Strom für Hunderttausende Haushalte geht verloren
Die Menge an grünem Strom, die wegen sogenannter "Abregelungen" nicht produziert werden konnte, ist in den vergangenen Jahren auch aufgrund des Netzausbaus stetig gesunken. In Schleswig-Holstein liegt er noch im mittleren einstelligen Prozentbereich. Laut Zahlen des Energiewendeministeriums waren das aber immer noch mehr als 1.200 Gigawattstunden allein im ersten Halbjahr dieses Jahres. Und damit soviel Strom, wie rechnerisch 300.000 Vier-Personen-Haushalte im Jahr verbrauchen.
Die Energiegenossenschaft macht sich bei dem Projekt nun eine Änderung des Energiewendegesetzes zunutze. "Das erlaubt seit wenigen Wochen überhaupt erst die Nutzung von Windstrom, der sonst abgeregelt und damit quasi weggeschmissen werden würde", erklärt der "Windduschen"-Projektleiter Christoph Teuchert. Für Stromproduzenten, zu denen Prokon selbst auch gehört, war das nie ein Problem. Ihnen wurde und wird jede Kilowattstunde ersetzt - bezahlt von den Verbrauchern.

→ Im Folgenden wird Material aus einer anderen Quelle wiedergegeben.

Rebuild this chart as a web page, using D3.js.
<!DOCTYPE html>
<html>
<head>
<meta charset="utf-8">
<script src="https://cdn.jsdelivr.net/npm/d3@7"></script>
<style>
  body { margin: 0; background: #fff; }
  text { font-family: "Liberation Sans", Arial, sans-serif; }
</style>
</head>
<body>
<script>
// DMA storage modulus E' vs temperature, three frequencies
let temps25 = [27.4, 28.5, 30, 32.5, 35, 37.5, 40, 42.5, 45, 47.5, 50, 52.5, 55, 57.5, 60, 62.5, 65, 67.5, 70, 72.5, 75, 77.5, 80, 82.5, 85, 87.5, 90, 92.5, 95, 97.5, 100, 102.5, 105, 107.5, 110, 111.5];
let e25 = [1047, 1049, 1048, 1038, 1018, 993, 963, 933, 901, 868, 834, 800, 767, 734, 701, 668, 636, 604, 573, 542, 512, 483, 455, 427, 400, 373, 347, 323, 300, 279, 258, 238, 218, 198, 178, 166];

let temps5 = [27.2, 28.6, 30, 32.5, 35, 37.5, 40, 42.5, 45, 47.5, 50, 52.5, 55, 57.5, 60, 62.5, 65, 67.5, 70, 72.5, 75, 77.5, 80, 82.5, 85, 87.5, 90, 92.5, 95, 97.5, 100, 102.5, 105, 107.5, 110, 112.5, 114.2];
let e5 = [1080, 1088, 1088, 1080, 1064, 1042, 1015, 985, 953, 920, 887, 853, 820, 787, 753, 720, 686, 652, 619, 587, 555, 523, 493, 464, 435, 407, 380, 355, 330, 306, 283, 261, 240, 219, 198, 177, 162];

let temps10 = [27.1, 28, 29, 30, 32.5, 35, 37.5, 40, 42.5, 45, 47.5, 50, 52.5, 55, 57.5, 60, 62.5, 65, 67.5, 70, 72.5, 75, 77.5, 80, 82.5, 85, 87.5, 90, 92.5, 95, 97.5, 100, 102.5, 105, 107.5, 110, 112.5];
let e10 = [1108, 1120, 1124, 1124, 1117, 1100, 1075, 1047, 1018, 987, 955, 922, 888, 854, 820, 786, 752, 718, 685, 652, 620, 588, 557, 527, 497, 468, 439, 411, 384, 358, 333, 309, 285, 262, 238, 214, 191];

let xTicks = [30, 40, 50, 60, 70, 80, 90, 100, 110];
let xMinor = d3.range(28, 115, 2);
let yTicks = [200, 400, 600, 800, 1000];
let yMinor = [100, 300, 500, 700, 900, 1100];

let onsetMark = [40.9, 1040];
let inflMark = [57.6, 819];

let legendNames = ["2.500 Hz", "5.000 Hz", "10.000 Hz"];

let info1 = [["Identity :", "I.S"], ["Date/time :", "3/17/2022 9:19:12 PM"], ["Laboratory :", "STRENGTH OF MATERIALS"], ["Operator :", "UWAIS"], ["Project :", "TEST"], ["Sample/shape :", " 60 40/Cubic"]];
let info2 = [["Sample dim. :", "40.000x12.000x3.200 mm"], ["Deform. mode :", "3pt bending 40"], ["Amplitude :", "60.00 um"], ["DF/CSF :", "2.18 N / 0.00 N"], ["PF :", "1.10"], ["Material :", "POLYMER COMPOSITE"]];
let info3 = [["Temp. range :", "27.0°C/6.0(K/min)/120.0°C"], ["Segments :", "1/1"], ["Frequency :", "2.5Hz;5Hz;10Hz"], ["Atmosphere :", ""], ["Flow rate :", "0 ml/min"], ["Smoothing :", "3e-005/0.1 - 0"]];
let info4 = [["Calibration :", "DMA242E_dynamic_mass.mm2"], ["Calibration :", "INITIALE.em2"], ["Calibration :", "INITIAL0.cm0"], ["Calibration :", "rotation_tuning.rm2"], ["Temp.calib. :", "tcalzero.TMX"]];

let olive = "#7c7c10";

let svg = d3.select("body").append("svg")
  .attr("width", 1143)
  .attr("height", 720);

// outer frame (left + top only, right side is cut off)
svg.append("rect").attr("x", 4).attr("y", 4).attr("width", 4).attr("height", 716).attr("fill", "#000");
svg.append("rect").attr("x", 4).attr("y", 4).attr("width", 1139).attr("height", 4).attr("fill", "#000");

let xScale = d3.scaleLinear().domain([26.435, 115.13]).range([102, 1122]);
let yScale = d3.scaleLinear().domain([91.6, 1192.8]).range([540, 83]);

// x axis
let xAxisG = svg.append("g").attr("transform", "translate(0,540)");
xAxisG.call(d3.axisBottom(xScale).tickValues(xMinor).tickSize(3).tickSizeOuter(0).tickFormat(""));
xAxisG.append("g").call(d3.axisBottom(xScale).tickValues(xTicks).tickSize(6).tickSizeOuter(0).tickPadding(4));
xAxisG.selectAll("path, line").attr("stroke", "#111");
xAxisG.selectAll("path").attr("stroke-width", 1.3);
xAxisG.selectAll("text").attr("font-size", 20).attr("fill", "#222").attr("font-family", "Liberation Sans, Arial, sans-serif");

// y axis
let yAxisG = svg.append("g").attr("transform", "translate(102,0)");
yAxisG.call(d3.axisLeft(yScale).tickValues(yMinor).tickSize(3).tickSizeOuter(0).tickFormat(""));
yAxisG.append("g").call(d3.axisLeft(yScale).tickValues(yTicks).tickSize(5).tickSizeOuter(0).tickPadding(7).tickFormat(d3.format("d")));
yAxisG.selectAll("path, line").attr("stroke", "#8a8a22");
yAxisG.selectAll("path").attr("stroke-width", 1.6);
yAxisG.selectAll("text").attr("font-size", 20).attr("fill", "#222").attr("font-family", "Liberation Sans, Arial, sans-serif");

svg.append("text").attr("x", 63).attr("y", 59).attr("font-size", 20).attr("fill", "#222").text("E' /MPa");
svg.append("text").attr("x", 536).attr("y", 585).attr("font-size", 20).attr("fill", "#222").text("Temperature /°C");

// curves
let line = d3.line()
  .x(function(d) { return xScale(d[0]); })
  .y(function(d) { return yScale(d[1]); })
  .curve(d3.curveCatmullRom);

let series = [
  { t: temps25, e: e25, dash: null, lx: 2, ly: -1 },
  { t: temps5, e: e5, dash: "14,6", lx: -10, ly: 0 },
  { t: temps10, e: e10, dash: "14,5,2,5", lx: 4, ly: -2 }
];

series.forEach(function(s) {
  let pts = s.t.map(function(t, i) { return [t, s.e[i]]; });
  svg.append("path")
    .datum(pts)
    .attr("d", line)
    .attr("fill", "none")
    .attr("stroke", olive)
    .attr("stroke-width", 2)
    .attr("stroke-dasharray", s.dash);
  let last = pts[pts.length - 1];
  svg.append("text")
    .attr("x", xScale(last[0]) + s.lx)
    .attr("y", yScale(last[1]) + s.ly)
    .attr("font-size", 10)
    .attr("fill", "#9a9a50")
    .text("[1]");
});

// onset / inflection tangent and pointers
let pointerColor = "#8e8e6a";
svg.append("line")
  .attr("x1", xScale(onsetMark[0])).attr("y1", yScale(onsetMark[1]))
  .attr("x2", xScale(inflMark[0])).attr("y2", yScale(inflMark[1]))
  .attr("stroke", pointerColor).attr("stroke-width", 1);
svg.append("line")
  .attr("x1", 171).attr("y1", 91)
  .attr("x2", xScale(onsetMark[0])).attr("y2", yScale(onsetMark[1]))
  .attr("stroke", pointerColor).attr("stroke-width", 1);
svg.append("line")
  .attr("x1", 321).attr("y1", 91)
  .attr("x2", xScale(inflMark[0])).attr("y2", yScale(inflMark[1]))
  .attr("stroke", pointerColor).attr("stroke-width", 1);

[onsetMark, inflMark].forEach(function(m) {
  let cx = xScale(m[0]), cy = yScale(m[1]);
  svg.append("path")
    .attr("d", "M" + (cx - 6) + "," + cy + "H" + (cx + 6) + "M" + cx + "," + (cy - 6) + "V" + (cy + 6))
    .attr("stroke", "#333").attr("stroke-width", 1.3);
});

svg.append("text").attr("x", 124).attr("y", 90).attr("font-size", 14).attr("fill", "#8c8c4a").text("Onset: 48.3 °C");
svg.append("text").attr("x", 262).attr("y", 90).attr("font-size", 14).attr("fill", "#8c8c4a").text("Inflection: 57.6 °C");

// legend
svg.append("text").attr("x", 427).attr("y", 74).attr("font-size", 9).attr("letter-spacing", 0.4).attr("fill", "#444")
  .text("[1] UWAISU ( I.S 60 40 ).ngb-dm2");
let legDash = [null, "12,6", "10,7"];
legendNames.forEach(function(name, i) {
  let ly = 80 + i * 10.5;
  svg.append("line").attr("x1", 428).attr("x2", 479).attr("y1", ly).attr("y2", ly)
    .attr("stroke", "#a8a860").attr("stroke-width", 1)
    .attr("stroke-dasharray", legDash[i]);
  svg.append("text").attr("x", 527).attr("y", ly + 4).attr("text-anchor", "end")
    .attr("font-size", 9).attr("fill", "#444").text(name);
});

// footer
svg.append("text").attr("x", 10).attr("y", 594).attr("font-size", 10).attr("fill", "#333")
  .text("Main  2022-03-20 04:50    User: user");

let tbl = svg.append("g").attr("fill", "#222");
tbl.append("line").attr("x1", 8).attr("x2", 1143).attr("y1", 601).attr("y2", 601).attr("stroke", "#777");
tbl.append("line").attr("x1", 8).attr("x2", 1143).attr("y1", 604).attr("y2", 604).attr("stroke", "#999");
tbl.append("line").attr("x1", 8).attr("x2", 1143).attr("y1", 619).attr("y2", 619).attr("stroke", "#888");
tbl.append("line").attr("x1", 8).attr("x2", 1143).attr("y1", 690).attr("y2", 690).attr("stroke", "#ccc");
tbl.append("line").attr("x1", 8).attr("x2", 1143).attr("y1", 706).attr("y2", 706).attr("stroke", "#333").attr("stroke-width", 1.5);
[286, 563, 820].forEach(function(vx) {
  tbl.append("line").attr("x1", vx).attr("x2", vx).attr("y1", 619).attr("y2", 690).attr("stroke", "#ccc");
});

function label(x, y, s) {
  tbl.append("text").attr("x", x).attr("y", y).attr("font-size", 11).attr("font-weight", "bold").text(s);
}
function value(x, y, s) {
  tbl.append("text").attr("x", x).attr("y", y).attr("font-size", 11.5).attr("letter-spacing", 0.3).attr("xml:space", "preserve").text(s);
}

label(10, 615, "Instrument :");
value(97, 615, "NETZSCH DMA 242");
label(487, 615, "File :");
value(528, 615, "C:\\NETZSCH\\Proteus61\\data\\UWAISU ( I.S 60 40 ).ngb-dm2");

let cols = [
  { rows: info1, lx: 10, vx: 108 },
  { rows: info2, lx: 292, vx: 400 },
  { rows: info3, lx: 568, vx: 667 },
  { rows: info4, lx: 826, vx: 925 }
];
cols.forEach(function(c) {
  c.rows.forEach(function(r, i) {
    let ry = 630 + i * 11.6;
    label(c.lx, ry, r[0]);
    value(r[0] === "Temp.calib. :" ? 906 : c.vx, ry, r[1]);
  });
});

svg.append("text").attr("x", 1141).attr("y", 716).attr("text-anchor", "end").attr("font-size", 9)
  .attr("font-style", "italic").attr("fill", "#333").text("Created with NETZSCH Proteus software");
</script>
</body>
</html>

Experte: Flexible Stromnachfrage notwendig
Auch Oliver Opel vom Institut für die "Transformation des Energiesystems" an der Fachhochschule Westküste in Heide verweist auf die bisher fehlende Rechtsgrundlage, um Ansätze wie den des "Windduschen"-Projekts wirtschaftlich umsetzen zu können. "Wir haben schon vor 20 Jahren gesagt, dass man diesen Weg gesetzlich gehen muss", so Opel. "Die Idee, darüber die Stromnachfrage auf diese und andere Weise zu steuern, gibt es schon lange."

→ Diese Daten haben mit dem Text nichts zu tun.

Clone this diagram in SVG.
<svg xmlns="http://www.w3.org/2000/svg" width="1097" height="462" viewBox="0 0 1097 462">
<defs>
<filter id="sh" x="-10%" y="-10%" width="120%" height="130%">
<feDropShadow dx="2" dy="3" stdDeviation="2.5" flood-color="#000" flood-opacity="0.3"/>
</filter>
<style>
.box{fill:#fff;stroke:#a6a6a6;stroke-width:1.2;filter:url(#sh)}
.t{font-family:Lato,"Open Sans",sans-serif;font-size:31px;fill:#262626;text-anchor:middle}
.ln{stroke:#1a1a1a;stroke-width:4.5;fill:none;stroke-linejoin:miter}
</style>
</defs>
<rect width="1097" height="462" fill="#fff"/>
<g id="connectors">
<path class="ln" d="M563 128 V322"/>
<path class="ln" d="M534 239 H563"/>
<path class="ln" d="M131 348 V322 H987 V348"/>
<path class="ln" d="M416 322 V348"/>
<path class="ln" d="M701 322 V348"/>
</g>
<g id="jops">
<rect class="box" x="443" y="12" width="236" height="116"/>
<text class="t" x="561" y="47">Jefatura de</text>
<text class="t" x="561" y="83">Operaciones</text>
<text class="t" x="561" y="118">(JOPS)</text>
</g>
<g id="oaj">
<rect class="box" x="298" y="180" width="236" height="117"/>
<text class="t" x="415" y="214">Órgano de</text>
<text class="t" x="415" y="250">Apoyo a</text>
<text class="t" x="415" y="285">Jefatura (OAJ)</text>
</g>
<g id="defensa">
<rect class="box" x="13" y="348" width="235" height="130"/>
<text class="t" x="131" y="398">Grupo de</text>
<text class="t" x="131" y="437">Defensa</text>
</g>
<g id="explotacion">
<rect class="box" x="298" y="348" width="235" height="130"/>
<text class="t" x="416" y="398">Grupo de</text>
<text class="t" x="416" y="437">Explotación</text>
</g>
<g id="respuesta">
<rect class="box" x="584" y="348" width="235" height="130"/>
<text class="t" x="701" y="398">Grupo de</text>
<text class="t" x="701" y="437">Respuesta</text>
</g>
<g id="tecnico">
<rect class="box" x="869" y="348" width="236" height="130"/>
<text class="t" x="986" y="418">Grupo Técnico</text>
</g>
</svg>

Mit Blick auf das Gesamtenergiesystem wird das Prokon-Projekt dem Professor zufolge kaum einen Effekt haben: "Die Leistung, die von den Haushalten abgerufen wird, ist ja erst einmal sehr gering." Wenn die Technik funktioniere, könnte deren Zahl aber deutlich steigen. "Und so oder so halte ich den Ansatz für einen Schritt in die richtige Richtung, weil wir mehr Flexibilität in der Stromnachfrage benötigen", meint Opel.

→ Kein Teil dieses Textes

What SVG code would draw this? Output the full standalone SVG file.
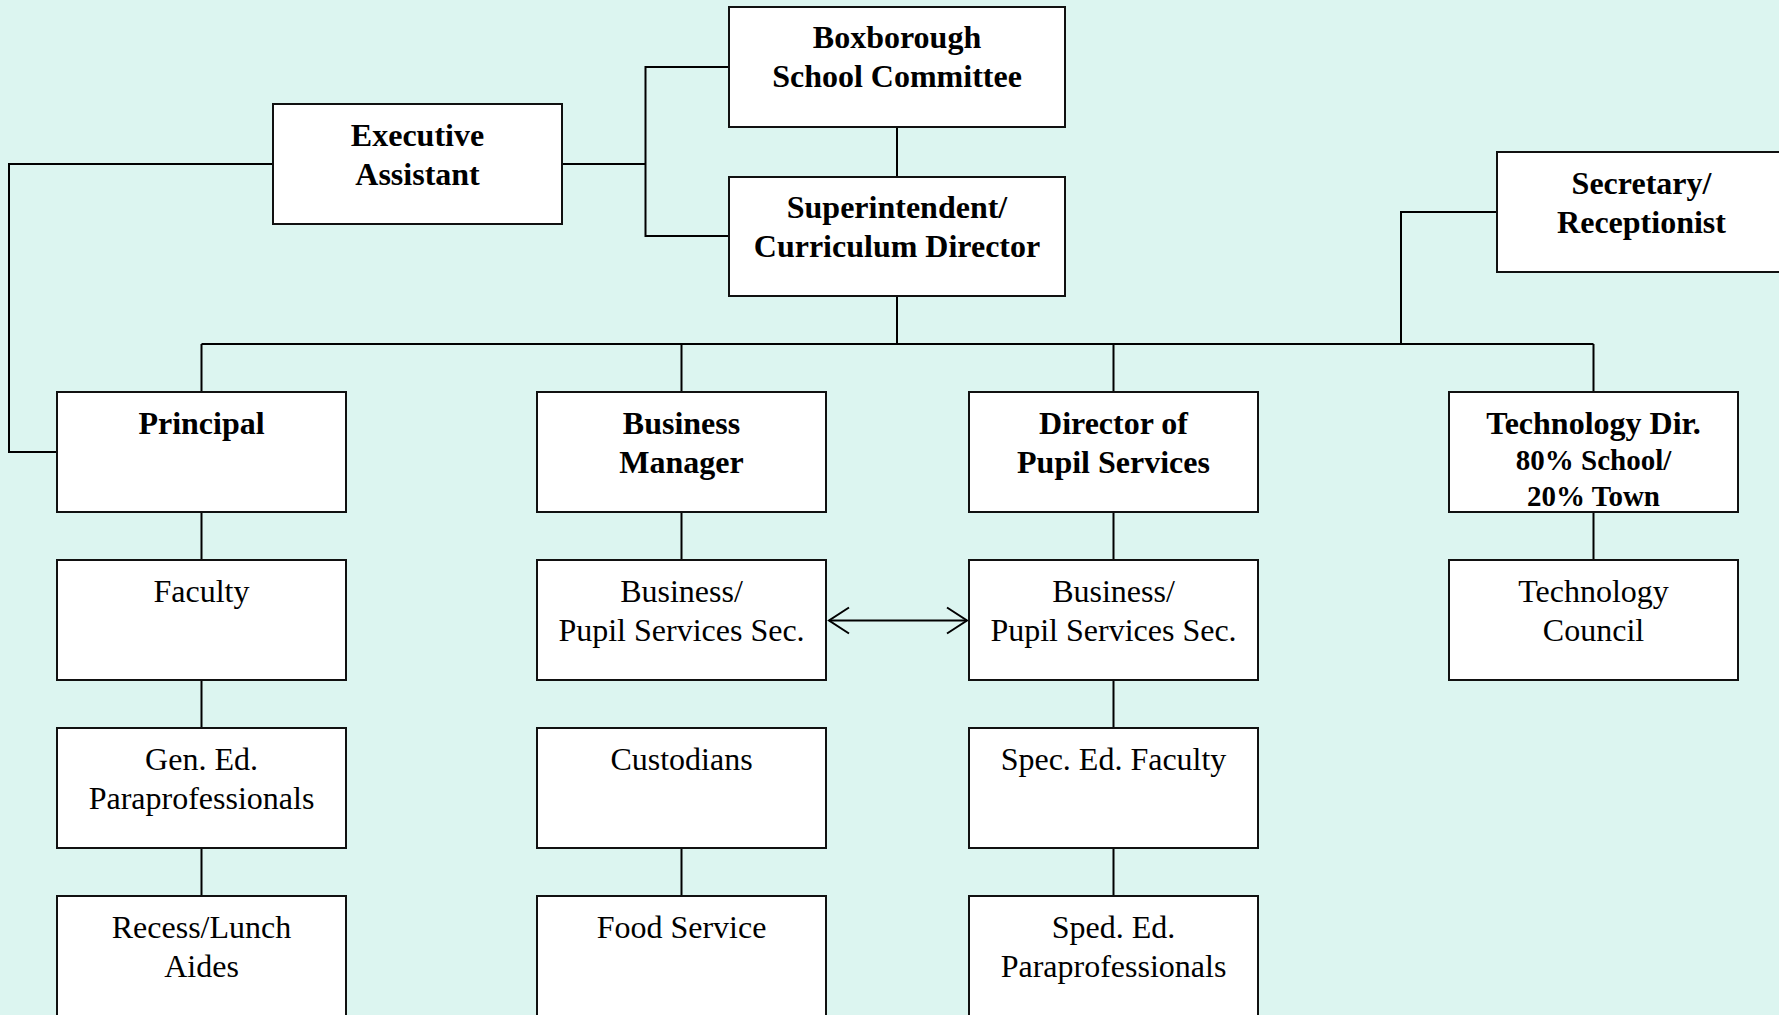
<svg xmlns="http://www.w3.org/2000/svg" width="1779" height="1015" viewBox="0 0 1779 1015">
<style>
.box{fill:#ffffff;stroke:#111111;stroke-width:2}
.ln{fill:none;stroke:#000000;stroke-width:2}
text{font-family:"Liberation Serif","Times New Roman",serif;font-size:32px;fill:#000000;text-anchor:middle}
.b{font-weight:bold}
.s{font-size:29px}
</style>
<defs>
<marker id="chev" markerUnits="userSpaceOnUse" markerWidth="24" markerHeight="30" viewBox="0 0 24 30" refX="21" refY="15" orient="auto-start-reverse">
<path d="M1,2 L21,15 L1,28" fill="none" stroke="#000" stroke-width="2"/>
</marker>
</defs>
<rect width="1779" height="1015" fill="#DCF5F0"/>
<g id="connectors">
<path class="ln" d="M273,164 H9 V452 H57"/>
<path class="ln" d="M562,164 H645.5"/>
<path class="ln" d="M729,67 H645.5 V236 H729"/>
<path class="ln" d="M897,127 V177"/>
<path class="ln" d="M897,296 V344"/>
<path class="ln" d="M201.5,344 H1593.5"/>
<path class="ln" d="M201.5,344 V392 M681.5,344 V392 M1113.5,344 V392 M1593.5,344 V392"/>
<path class="ln" d="M1497,212 H1401 V344"/>
<path class="ln" d="M201.5,512 V560 M201.5,680 V728 M201.5,848 V896"/>
<path class="ln" d="M681.5,512 V560 M681.5,848 V896"/>
<path class="ln" d="M1113.5,512 V560 M1113.5,680 V728 M1113.5,848 V896"/>
<path class="ln" d="M1593.5,512 V560"/>
<path class="ln" d="M829,620.5 H967" marker-start="url(#chev)" marker-end="url(#chev)"/>
</g>
<g id="boxborough">
<rect class="box" x="729" y="7" width="336" height="120"/>
<text class="b" x="897" y="48">Boxborough</text>
<text class="b" x="897" y="87">School Committee</text>
</g>
<g id="executive">
<rect class="box" x="273" y="104" width="289" height="120"/>
<text class="b" x="417.5" y="146">Executive</text>
<text class="b" x="417.5" y="185">Assistant</text>
</g>
<g id="superintendent">
<rect class="box" x="729" y="177" width="336" height="119"/>
<text class="b" x="897" y="218">Superintendent/</text>
<text class="b" x="897" y="257">Curriculum Director</text>
</g>
<g id="secretary">
<rect class="box" x="1497" y="152" width="289" height="120"/>
<text class="b" x="1641.5" y="194">Secretary/</text>
<text class="b" x="1641.5" y="233">Receptionist</text>
</g>
<g id="principal">
<rect class="box" x="57" y="392" width="289" height="120"/>
<text class="b" x="201.5" y="434">Principal</text>
</g>
<g id="business-manager">
<rect class="box" x="537" y="392" width="289" height="120"/>
<text class="b" x="681.5" y="434">Business</text>
<text class="b" x="681.5" y="473">Manager</text>
</g>
<g id="director-pupil-services">
<rect class="box" x="969" y="392" width="289" height="120"/>
<text class="b" x="1113.5" y="434">Director of</text>
<text class="b" x="1113.5" y="473">Pupil Services</text>
</g>
<g id="technology-dir">
<rect class="box" x="1449" y="392" width="289" height="120"/>
<text class="b" x="1593.5" y="434">Technology Dir.</text>
<text class="b s" x="1593.5" y="470">80% School/</text>
<text class="b s" x="1593.5" y="506">20% Town</text>
</g>
<g id="faculty">
<rect class="box" x="57" y="560" width="289" height="120"/>
<text x="201.5" y="602">Faculty</text>
</g>
<g id="business-sec">
<rect class="box" x="537" y="560" width="289" height="120"/>
<text x="681.5" y="602">Business/</text>
<text x="681.5" y="641">Pupil Services Sec.</text>
</g>
<g id="pupil-sec">
<rect class="box" x="969" y="560" width="289" height="120"/>
<text x="1113.5" y="602">Business/</text>
<text x="1113.5" y="641">Pupil Services Sec.</text>
</g>
<g id="technology-council">
<rect class="box" x="1449" y="560" width="289" height="120"/>
<text x="1593.5" y="602">Technology</text>
<text x="1593.5" y="641">Council</text>
</g>
<g id="gen-ed-para">
<rect class="box" x="57" y="728" width="289" height="120"/>
<text x="201.5" y="770">Gen. Ed.</text>
<text x="201.5" y="809">Paraprofessionals</text>
</g>
<g id="custodians">
<rect class="box" x="537" y="728" width="289" height="120"/>
<text x="681.5" y="770">Custodians</text>
</g>
<g id="spec-ed-faculty">
<rect class="box" x="969" y="728" width="289" height="120"/>
<text x="1113.5" y="770">Spec. Ed. Faculty</text>
</g>
<g id="recess-lunch">
<rect class="box" x="57" y="896" width="289" height="124"/>
<text x="201.5" y="938">Recess/Lunch</text>
<text x="201.5" y="977">Aides</text>
</g>
<g id="food-service">
<rect class="box" x="537" y="896" width="289" height="124"/>
<text x="681.5" y="938">Food Service</text>
</g>
<g id="sped-para">
<rect class="box" x="969" y="896" width="289" height="124"/>
<text x="1113.5" y="938">Sped. Ed.</text>
<text x="1113.5" y="977">Paraprofessionals</text>
</g>
</svg>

"Stromüberschüsse wird es immer geben"
Sich dabei auch auf Privathaushalte zu konzentrierten, macht für den Energiexperten absolut Sinn: "Im Jahr 2045 werden wohl bis zu 50 Prozent der Gesamtstromnachfrage darauf entfallen - das ist also kein Kleinkram." Und innerhalb des Privathaushalts seien die Wärmeversorgung und die Mobilität wiederum die größten Energiefresser.
Wahrscheinlich würden künftig dann wohl eher Wärmepumpen statt Heizstäbe auf Zuruf anspringen sowie Haus- und Autobatterien geladen - das Prinzip bleibe aber das Gleiche und werde selbst mit zunehmenden Speicherlösungen und einem gut ausgebauten Stromnetz nicht unwichtig: "Ich gehe davon aus, dass es auch in Zukunft immer Zeiten eines großen Stromüberschusses geben wird, sodass solche Lösungen eher noch wichtiger werden."
Ein Stück Idealismus ist auch dabei
Gunnar Hinrichsen beschäftigt die Energiewende schon lange. Er möchte mithelfen, dass sie gelingt. "Wir haben uns die Photovoltaikanlage, den Speicher oder das Auto nicht in erster Linie aus wirtschaftlichen Gründen zugelegt", sagt er. "Da war und ist auch ein Stück Idealismus bei, auch wenn es sich nach einer Zeit ganz sicher rechnet."
So sieht er es auch bei dem Windduschenprojekt. Der Heizstab wird in einen Wartungszugang gesetzt, den der frühere Warmwasserspeicher nicht hatte. Zudem stand dieser falsch. Gunnar Hinrichsen investierte um die 1.500 Euro - und wird für eine Windstrom-Kilowattstunde dann acht Cent bezahlen. "Also sechs Cent weniger als für Gas", rechnet er vor. "Das dauert schon einige Jahre, bis sich das lohnt." Dafür aber duscht es sich mit einem sehr guten Gewissen.